Can I get an Encore...do you want more?

Hey, back on the blogging trail again...I have restarted my kickboxing lessons, and guess what? I sprained my foot in the very first lesson. Imagine that for luck? Well I guess that the old adage "No gain no pain" really does apply here...

Oh well, today I had a good amount of time to think about my current state, and I realised that well, I tend to long too much for attention. I mean, I was always wish I had a girlfriend or something, but that seems to be the very thing which prevents me from getting one in the first place. Well, I think that I am really thinking too much about this issue, and this makes my life unnecesssarily miserable. However, I want to change this state of affairs and just live life as it is.

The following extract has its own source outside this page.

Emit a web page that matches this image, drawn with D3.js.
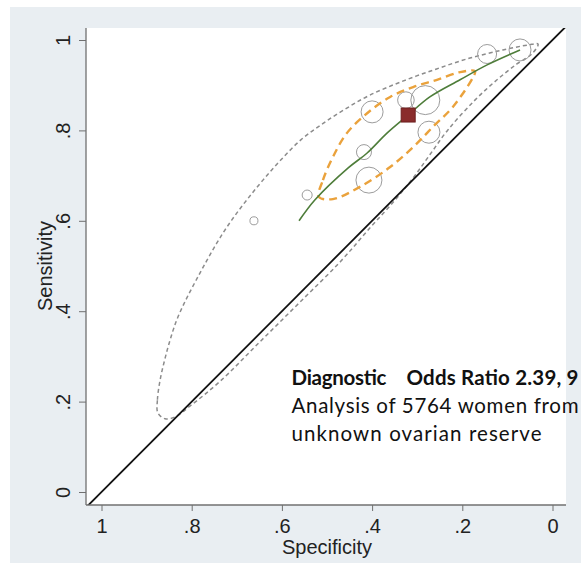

How to go about doing that? Just make myself busy? Just go on outings every day just for the sake of distracting myself? I would really like to find a solution to this problem. I would think that the only way to get out this mess is to just adopt a wait and see policy, but yet there is always that nagging feeling that refuses to go away. It is like that monkey on my back that refuses to be shaken off. They always say that the best way to enjoy life is to be yourself, yet I know what I am like, an introverted personality. I always try to blend in into other social groups, but I always feel left out no matter what I do.

I think my main problem is a lack of confidence in socializing. I always seem to suffer from a mental barrier. That's probably why I don't have an extensive circle of friends. Oh well, guess I have to try to change that then in order to assimilate into the mainstream of society.